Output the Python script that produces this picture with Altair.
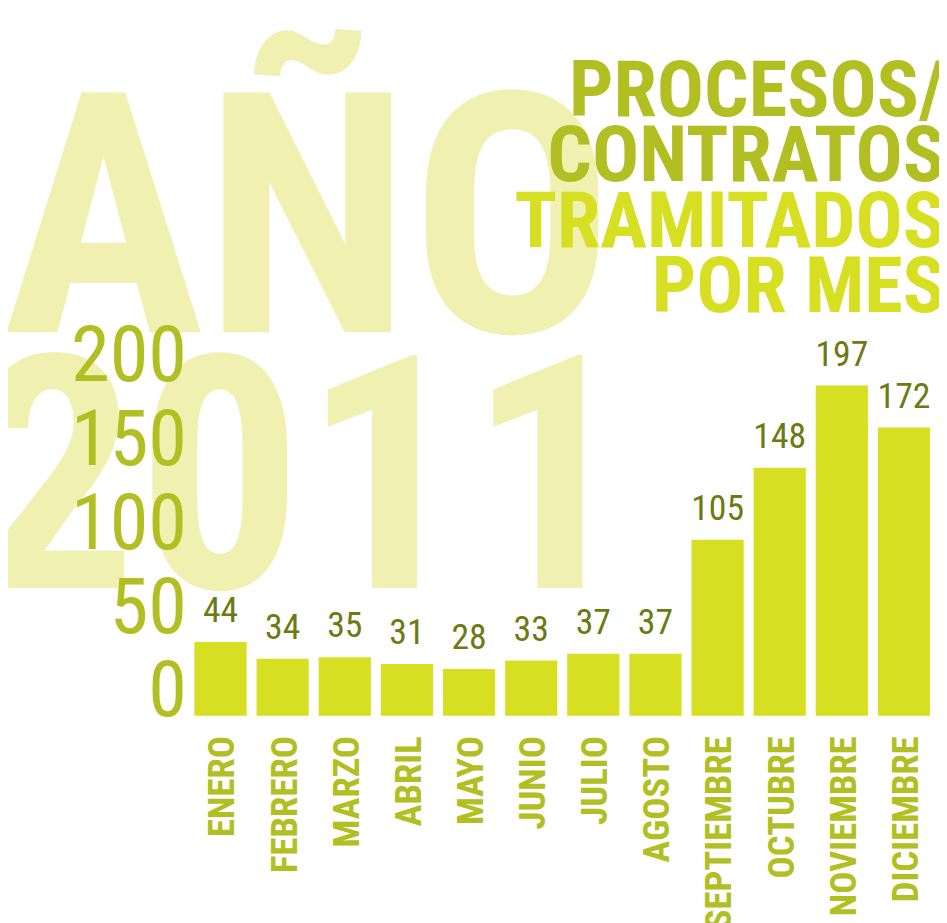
import altair as alt
import pandas as pd

months = ["ENERO", "FEBRERO", "MARZO", "ABRIL", "MAYO", "JUNIO", "JULIO",
          "AGOSTO", "SEPTIEMBRE", "OCTUBRE", "NOVIEMBRE", "DICIEMBRE"]
values = [44, 34, 35, 31, 28, 33, 37, 37, 105, 148, 197, 172]
y_ticks = [0, 50, 100, 150, 200]
bg_word = "AÑO"
bg_year = "2011"
title_dark = ["PROCESOS/", "CONTRATOS"]
title_light = ["TRAMITADOS", "POR MES"]

FONT = "Roboto Condensed, Open Sans Condensed, sans-serif"
BAR = "#d6df21"
OLIVE = "#b1bf23"
DARK = "#6b7a12"
PALE = "#f0f0b0"

df = pd.DataFrame({"mes": months, "valor": values})

W, H = 752, 372

def deco(txt, x, y, size, color, align="center", weight="bold", line_height=None):
    kw = dict(font=FONT, fontSize=size, fontWeight=weight, color=color,
              align=align, baseline="alphabetic")
    if line_height:
        kw["lineHeight"] = line_height
    return alt.Chart(pd.DataFrame({"t": [0]})).mark_text(text=txt, **kw).encode(
        x=alt.value(x), y=alt.value(y))

bg1 = deco(bg_word, 120, -15, 340, PALE)
bg2 = deco(bg_year, 114, 243, 330, PALE)
t1 = deco(title_dark, 762, -233, 79, OLIVE, align="right", line_height=66)
t2 = deco(title_light, 762, -101, 79, BAR, align="right", line_height=66)

xenc = alt.X("mes:N", sort=months, scale=alt.Scale(paddingInner=0.16, paddingOuter=0.08),
             axis=alt.Axis(title=None, labelAngle=270, labelFont=FONT, labelFontSize=37,
                           labelFontWeight="bold", labelColor=OLIVE, labelPadding=20,
                           labelOffset=3, ticks=False, domain=False, labelOverlap=False,
                           labelLimit=400, zindex=1))
yenc = alt.Y("valor:Q", scale=alt.Scale(domain=[0, 220], nice=False),
             axis=alt.Axis(title=None, values=y_ticks, labelFont=FONT, labelFontSize=79,
                           labelColor=OLIVE, labelBaseline="alphabetic", labelPadding=3,
                           ticks=False, domain=False, grid=False, labelOverlap=False,
                           labelFlush=False, zindex=1))

bars = alt.Chart(df).mark_bar(color=BAR).encode(x=xenc, y=yenc)
labels = alt.Chart(df).mark_text(font=FONT, fontSize=36, color=DARK, baseline="alphabetic",
                                 dy=-20).encode(x=alt.X("mes:N", sort=months), y="valor:Q",
                                                text="valor:Q")

chart = alt.layer(bg1, bg2, t1, t2, bars, labels).properties(
    width=W, height=H,
    autosize=alt.AutoSizeParams(type="none"),
    padding={"left": 183, "top": 338, "right": 4, "bottom": 205},
).configure_view(stroke=None)

chart.save("out.html", embed_options={"renderer": "svg", "actions": False})
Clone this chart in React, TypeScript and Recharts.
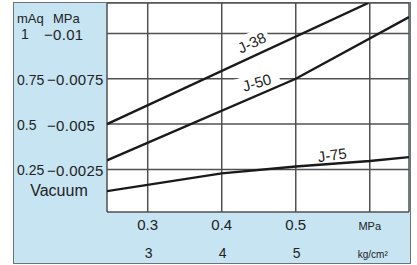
import React from "react";
import {
  LineChart,
  Line,
  XAxis,
  YAxis,
  CartesianGrid,
  ReferenceArea,
  ReferenceDot,
} from "recharts";

/* ------------------------------------------------------------------ */
/*  DATA                                      */
/* ------------------------------------------------------------------ */

// x: supply pressure (MPa), y: vacuum (mAq)
const J38_X = [0.245, 0.598];
const J38_Y = [0.5, 1.168];

const J50_X = [0.245, 0.5, 0.653];
const J50_Y = [0.3, 0.75, 1.09];

const J75_X = [0.245, 0.4, 0.5, 0.6, 0.653];
const J75_Y = [0.13, 0.228, 0.266, 0.296, 0.318];

const X_TICKS = [0.3, 0.4, 0.5, 0.6];
const X_MPA_LABELS = ["0.3", "0.4", "0.5", "MPa"];
const X_KG_LABELS = ["3", "4", "5", "kg/cm²"];

const Y_TICKS = [0.25, 0.5, 0.75, 1];
const Y_MAQ_LABELS = ["0.25", "0.5", "0.75", "1"];
const Y_MPA_LABELS = ["−0.0025", "−0.005", "−0.0075", "−0.01"];

const SERIES = [
  { name: "J-38", xs: J38_X, ys: J38_Y },
  { name: "J-50", xs: J50_X, ys: J50_Y },
  { name: "J-75", xs: J75_X, ys: J75_Y },
];

// where each curve name sits (data coords) and its tilt
const CURVE_LABELS = [
  { name: "J-38", x: 0.44, y: 0.955, angle: -25, w: 36, h: 18 },
  { name: "J-50", x: 0.447, y: 0.735, angle: -16, w: 46, h: 16 },
  { name: "J-75", x: 0.549, y: 0.336, angle: -8, w: 34, h: 14 },
];

const toPoints = (xs: number[], ys: number[]) =>
  xs.map((x, i) => ({ x, y: ys[i] }));

const FONT = "Arial, 'Liberation Sans', Helvetica, sans-serif";
const INK = "#222";

// eslint-disable-next-line @typescript-eslint/no-explicit-any
function XTick(props: any) {
  const { x, payload } = props;
  const i = X_TICKS.indexOf(payload.value);
  const isUnit = i === X_TICKS.length - 1;
  return (
    <g fontFamily={FONT} fill={INK}>
      <text x={x} y={230} textAnchor="middle" fontSize={isUnit ? 11 : 15}>
        {X_MPA_LABELS[i]}
      </text>
      <text x={x + (isUnit ? 3 : 1)} y={258} textAnchor="middle" fontSize={isUnit ? 10 : 14}>
        {X_KG_LABELS[i]}
      </text>
    </g>
  );
}

// eslint-disable-next-line @typescript-eslint/no-explicit-any
function YTick(props: any) {
  const { y, payload } = props;
  const i = Y_TICKS.indexOf(payload.value);
  const isTop = i === Y_TICKS.length - 1;
  const isBottom = i === 0;
  return (
    <g fontFamily={FONT} fill={INK}>
      {isTop && (
        <>
          <text x={17} y={y - 15} fontSize={13} dominantBaseline="central">mAq</text>
          <text x={53} y={y - 15} fontSize={13} dominantBaseline="central">MPa</text>
        </>
      )}
      <text x={isTop ? 21 : 17} y={y + 1} fontSize={14} dominantBaseline="central">
        {Y_MAQ_LABELS[i]}
      </text>
      <text
        x={isTop ? 44 : 47}
        y={y + 1}
        fontSize={15}
        letterSpacing={0.3}
        dominantBaseline="central"
      >
        {Y_MPA_LABELS[i]}
      </text>
      {isBottom && (
        <text x={59} y={y + 21} fontSize={16} textAnchor="middle" dominantBaseline="central">
          Vacuum
        </text>
      )}
    </g>
  );
}

function curveLabel(name: string, angle: number, w: number, h: number) {
  // eslint-disable-next-line @typescript-eslint/no-explicit-any
  return (p: any) => (
    <g transform={`translate(${p.cx},${p.cy}) rotate(${angle})`}>
      <rect x={-w / 2} y={-h / 2} width={w} height={h} fill="#fff" />
      <text
        x={0}
        y={1}
        textAnchor="middle"
        dominantBaseline="central"
        fontSize={15}
        fontFamily={FONT}
        fill={INK}
      >
        {name}
      </text>
    </g>
  );
}

export default function App() {
  return (
    <div style={{ position: "absolute", left: 0, top: 0, width: 417, height: 265 }}>
      <div
        style={{
          position: "absolute",
          left: 13,
          top: 2,
          width: 398,
          height: 262,
          background: "#c7e4f2",
          border: "1.5px solid #6b7378",
          boxSizing: "border-box",
        }}
      />
      <div style={{ position: "absolute", left: 0, top: 0 }}>
        <LineChart
          width={417}
          height={265}
          margin={{ top: 3, right: 8, bottom: 0, left: 0 }}
        >
          <CartesianGrid stroke="#505050" strokeWidth={1.5} fill="#fff" fillOpacity={1} />
          <XAxis
            dataKey="x"
            type="number"
            domain={[0.245, 0.653]}
            allowDataOverflow
            ticks={X_TICKS}
            height={53}
            axisLine={false}
            tickLine={false}
            tick={<XTick />}
          />
          <YAxis
            type="number"
            domain={[0.015, 1.168]}
            allowDataOverflow
            ticks={Y_TICKS}
            width={107}
            axisLine={false}
            tickLine={false}
            tick={<YTick />}
          />
          <ReferenceArea fill="none" stroke="#505050" strokeWidth={1.6} />
          {SERIES.map((s) => (
            <Line
              key={s.name}
              data={toPoints(s.xs, s.ys)}
              dataKey="y"
              name={s.name}
              stroke="#1a1a1a"
              strokeWidth={2.4}
              dot={false}
              isAnimationActive={false}
            />
          ))}
          {CURVE_LABELS.map((c) => (
            <ReferenceDot
              key={c.name}
              x={c.x}
              y={c.y}
              r={0}
              shape={curveLabel(c.name, c.angle, c.w, c.h)}
            />
          ))}
        </LineChart>
      </div>
    </div>
  );
}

=====

▸ **What is needed**
Repeat the records above exactly, from the first line through the line that contains "import pandas as pd", and leave out the pictures.

▸ **Written response**
Output the Python script that produces this picture with Altair.
import altair as alt
import pandas as pd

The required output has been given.